:: Requirements ::
Set down all of the data that follows word for word, without the images.

[Figure scripts]
:::

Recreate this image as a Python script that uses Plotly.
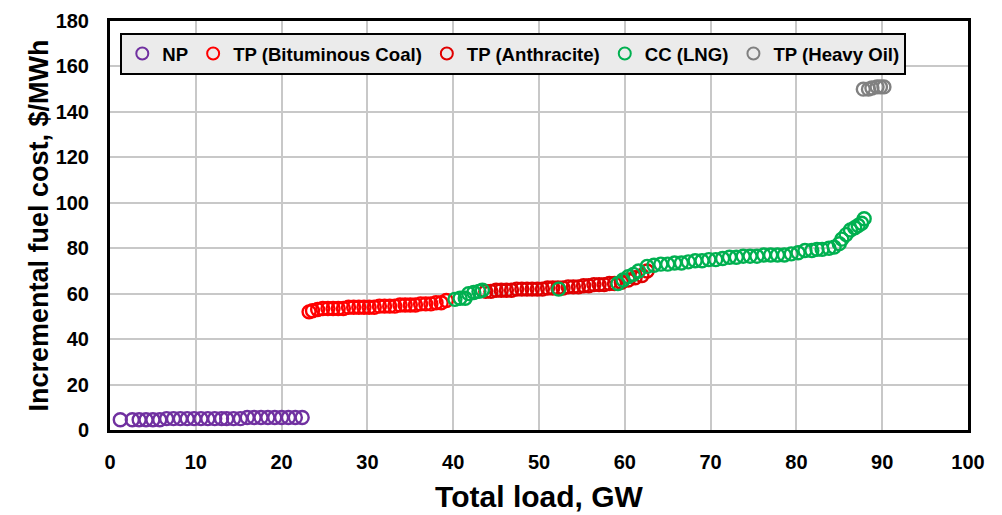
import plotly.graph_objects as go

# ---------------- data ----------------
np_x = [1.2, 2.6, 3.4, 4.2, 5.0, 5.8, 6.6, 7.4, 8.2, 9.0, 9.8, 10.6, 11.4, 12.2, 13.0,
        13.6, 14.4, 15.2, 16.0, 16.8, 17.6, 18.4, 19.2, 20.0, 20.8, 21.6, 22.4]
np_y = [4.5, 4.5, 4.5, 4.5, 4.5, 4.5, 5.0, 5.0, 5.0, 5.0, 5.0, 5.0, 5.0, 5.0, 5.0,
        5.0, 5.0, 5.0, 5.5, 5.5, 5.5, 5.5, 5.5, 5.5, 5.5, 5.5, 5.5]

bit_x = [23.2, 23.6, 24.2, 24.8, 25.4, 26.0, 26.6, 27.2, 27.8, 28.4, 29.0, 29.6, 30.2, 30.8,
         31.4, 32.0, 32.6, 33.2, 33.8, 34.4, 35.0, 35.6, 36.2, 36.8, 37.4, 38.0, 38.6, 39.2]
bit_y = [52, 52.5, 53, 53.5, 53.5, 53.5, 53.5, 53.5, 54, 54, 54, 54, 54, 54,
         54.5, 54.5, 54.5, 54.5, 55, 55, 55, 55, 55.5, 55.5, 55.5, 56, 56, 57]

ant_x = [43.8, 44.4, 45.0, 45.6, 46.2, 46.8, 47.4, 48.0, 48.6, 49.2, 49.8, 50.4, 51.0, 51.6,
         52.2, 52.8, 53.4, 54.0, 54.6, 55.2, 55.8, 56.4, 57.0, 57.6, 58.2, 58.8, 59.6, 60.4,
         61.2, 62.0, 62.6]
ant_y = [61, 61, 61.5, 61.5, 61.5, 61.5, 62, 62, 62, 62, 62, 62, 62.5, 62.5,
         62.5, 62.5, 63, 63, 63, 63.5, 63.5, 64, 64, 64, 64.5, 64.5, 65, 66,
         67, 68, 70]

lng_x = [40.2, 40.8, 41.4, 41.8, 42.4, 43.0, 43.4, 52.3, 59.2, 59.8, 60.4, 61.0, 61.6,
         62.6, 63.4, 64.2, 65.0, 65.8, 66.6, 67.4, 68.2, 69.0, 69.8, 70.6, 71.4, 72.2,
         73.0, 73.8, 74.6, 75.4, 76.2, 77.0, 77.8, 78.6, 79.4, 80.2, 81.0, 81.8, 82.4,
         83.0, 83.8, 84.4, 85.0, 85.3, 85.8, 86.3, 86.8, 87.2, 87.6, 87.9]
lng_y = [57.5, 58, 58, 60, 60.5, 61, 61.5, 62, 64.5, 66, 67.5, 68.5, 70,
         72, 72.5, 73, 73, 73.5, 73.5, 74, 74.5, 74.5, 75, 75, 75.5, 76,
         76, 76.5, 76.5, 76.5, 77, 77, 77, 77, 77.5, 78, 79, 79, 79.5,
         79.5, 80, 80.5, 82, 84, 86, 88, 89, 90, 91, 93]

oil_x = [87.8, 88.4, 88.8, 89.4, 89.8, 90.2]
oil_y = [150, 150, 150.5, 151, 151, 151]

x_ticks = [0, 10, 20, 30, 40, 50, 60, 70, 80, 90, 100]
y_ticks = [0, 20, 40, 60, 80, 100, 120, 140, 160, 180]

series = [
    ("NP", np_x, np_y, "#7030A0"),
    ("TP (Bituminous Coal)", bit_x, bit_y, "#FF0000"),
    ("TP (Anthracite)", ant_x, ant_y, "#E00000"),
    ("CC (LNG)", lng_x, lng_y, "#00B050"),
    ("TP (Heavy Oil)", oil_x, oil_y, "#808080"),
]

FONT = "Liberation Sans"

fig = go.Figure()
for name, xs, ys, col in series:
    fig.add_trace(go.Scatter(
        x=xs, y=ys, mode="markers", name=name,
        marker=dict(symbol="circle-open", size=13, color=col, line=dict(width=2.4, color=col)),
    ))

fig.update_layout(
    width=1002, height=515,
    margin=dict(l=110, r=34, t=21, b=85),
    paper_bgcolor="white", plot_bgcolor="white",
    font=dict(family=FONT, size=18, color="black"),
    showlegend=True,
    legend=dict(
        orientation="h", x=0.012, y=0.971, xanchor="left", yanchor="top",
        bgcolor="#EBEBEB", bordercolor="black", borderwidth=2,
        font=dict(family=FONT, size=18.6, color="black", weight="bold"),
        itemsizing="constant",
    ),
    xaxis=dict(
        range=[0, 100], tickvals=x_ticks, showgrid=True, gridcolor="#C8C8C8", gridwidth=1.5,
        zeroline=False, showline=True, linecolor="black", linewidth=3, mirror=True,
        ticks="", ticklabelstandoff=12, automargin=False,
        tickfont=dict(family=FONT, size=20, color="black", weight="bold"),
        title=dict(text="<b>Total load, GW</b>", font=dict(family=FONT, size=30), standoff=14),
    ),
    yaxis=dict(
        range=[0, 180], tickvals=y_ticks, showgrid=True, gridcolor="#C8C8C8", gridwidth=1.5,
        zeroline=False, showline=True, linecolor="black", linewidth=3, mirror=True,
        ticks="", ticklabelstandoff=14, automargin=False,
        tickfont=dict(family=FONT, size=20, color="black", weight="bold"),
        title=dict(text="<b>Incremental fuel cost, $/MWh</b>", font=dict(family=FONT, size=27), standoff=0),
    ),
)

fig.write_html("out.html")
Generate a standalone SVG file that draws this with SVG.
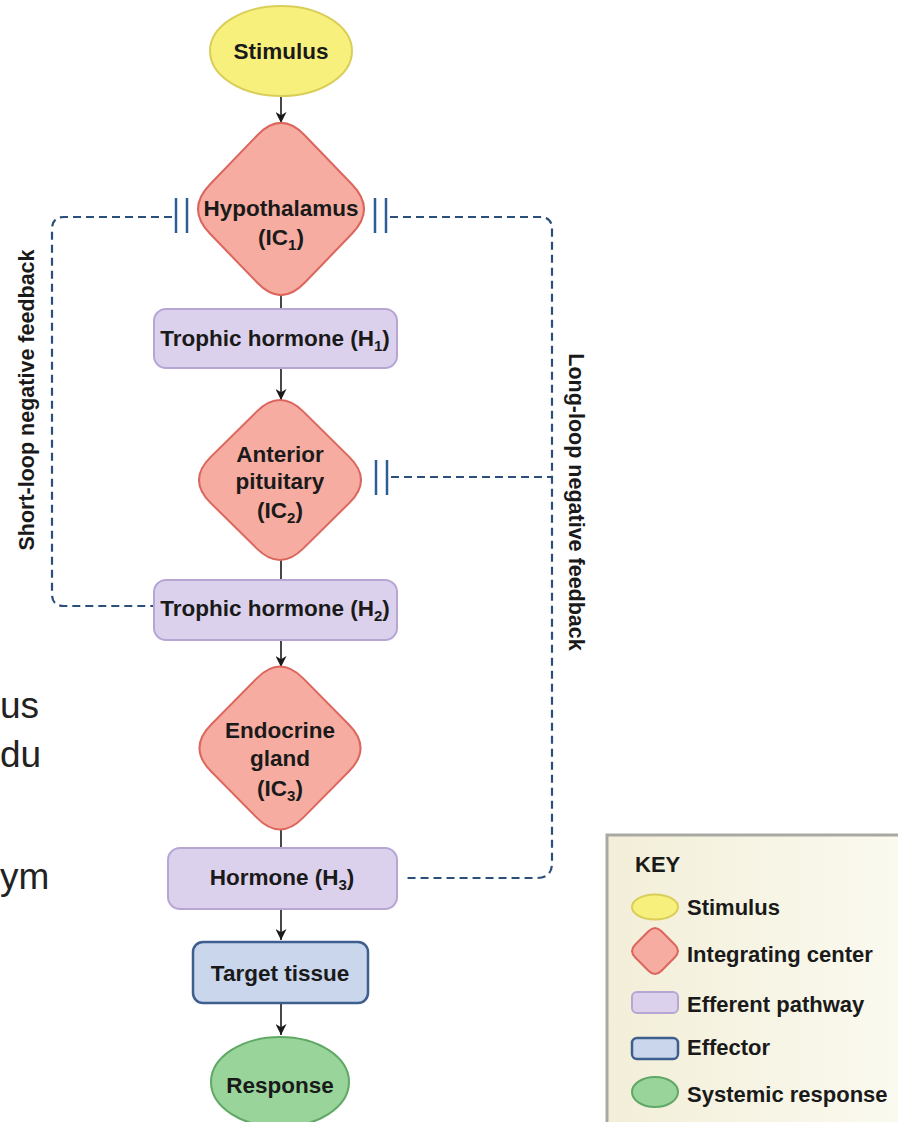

:::

:: Result of this task ::
Recreate this image as a Python script that uses Plotly.
import plotly.graph_objects as go

# ---------------- data ----------------
np_x = [1.2, 2.6, 3.4, 4.2, 5.0, 5.8, 6.6, 7.4, 8.2, 9.0, 9.8, 10.6, 11.4, 12.2, 13.0,
        13.6, 14.4, 15.2, 16.0, 16.8, 17.6, 18.4, 19.2, 20.0, 20.8, 21.6, 22.4]
np_y = [4.5, 4.5, 4.5, 4.5, 4.5, 4.5, 5.0, 5.0, 5.0, 5.0, 5.0, 5.0, 5.0, 5.0, 5.0,
        5.0, 5.0, 5.0, 5.5, 5.5, 5.5, 5.5, 5.5, 5.5, 5.5, 5.5, 5.5]

bit_x = [23.2, 23.6, 24.2, 24.8, 25.4, 26.0, 26.6, 27.2, 27.8, 28.4, 29.0, 29.6, 30.2, 30.8,
         31.4, 32.0, 32.6, 33.2, 33.8, 34.4, 35.0, 35.6, 36.2, 36.8, 37.4, 38.0, 38.6, 39.2]
bit_y = [52, 52.5, 53, 53.5, 53.5, 53.5, 53.5, 53.5, 54, 54, 54, 54, 54, 54,
         54.5, 54.5, 54.5, 54.5, 55, 55, 55, 55, 55.5, 55.5, 55.5, 56, 56, 57]

ant_x = [43.8, 44.4, 45.0, 45.6, 46.2, 46.8, 47.4, 48.0, 48.6, 49.2, 49.8, 50.4, 51.0, 51.6,
         52.2, 52.8, 53.4, 54.0, 54.6, 55.2, 55.8, 56.4, 57.0, 57.6, 58.2, 58.8, 59.6, 60.4,
         61.2, 62.0, 62.6]
ant_y = [61, 61, 61.5, 61.5, 61.5, 61.5, 62, 62, 62, 62, 62, 62, 62.5, 62.5,
         62.5, 62.5, 63, 63, 63, 63.5, 63.5, 64, 64, 64, 64.5, 64.5, 65, 66,
         67, 68, 70]

lng_x = [40.2, 40.8, 41.4, 41.8, 42.4, 43.0, 43.4, 52.3, 59.2, 59.8, 60.4, 61.0, 61.6,
         62.6, 63.4, 64.2, 65.0, 65.8, 66.6, 67.4, 68.2, 69.0, 69.8, 70.6, 71.4, 72.2,
         73.0, 73.8, 74.6, 75.4, 76.2, 77.0, 77.8, 78.6, 79.4, 80.2, 81.0, 81.8, 82.4,
         83.0, 83.8, 84.4, 85.0, 85.3, 85.8, 86.3, 86.8, 87.2, 87.6, 87.9]
lng_y = [57.5, 58, 58, 60, 60.5, 61, 61.5, 62, 64.5, 66, 67.5, 68.5, 70,
         72, 72.5, 73, 73, 73.5, 73.5, 74, 74.5, 74.5, 75, 75, 75.5, 76,
         76, 76.5, 76.5, 76.5, 77, 77, 77, 77, 77.5, 78, 79, 79, 79.5,
         79.5, 80, 80.5, 82, 84, 86, 88, 89, 90, 91, 93]

oil_x = [87.8, 88.4, 88.8, 89.4, 89.8, 90.2]
oil_y = [150, 150, 150.5, 151, 151, 151]

x_ticks = [0, 10, 20, 30, 40, 50, 60, 70, 80, 90, 100]
y_ticks = [0, 20, 40, 60, 80, 100, 120, 140, 160, 180]

series = [
    ("NP", np_x, np_y, "#7030A0"),
    ("TP (Bituminous Coal)", bit_x, bit_y, "#FF0000"),
    ("TP (Anthracite)", ant_x, ant_y, "#E00000"),
    ("CC (LNG)", lng_x, lng_y, "#00B050"),
    ("TP (Heavy Oil)", oil_x, oil_y, "#808080"),
]

FONT = "Liberation Sans"

fig = go.Figure()
for name, xs, ys, col in series:
    fig.add_trace(go.Scatter(
        x=xs, y=ys, mode="markers", name=name,
        marker=dict(symbol="circle-open", size=13, color=col, line=dict(width=2.4, color=col)),
    ))

fig.update_layout(
    width=1002, height=515,
    margin=dict(l=110, r=34, t=21, b=85),
    paper_bgcolor="white", plot_bgcolor="white",
    font=dict(family=FONT, size=18, color="black"),
    showlegend=True,
    legend=dict(
        orientation="h", x=0.012, y=0.971, xanchor="left", yanchor="top",
        bgcolor="#EBEBEB", bordercolor="black", borderwidth=2,
        font=dict(family=FONT, size=18.6, color="black", weight="bold"),
        itemsizing="constant",
    ),
    xaxis=dict(
        range=[0, 100], tickvals=x_ticks, showgrid=True, gridcolor="#C8C8C8", gridwidth=1.5,
        zeroline=False, showline=True, linecolor="black", linewidth=3, mirror=True,
        ticks="", ticklabelstandoff=12, automargin=False,
        tickfont=dict(family=FONT, size=20, color="black", weight="bold"),
        title=dict(text="<b>Total load, GW</b>", font=dict(family=FONT, size=30), standoff=14),
    ),
    yaxis=dict(
        range=[0, 180], tickvals=y_ticks, showgrid=True, gridcolor="#C8C8C8", gridwidth=1.5,
        zeroline=False, showline=True, linecolor="black", linewidth=3, mirror=True,
        ticks="", ticklabelstandoff=14, automargin=False,
        tickfont=dict(family=FONT, size=20, color="black", weight="bold"),
        title=dict(text="<b>Incremental fuel cost, $/MWh</b>", font=dict(family=FONT, size=27), standoff=0),
    ),
)

fig.write_html("out.html")
Generate a standalone SVG file that draws this with SVG.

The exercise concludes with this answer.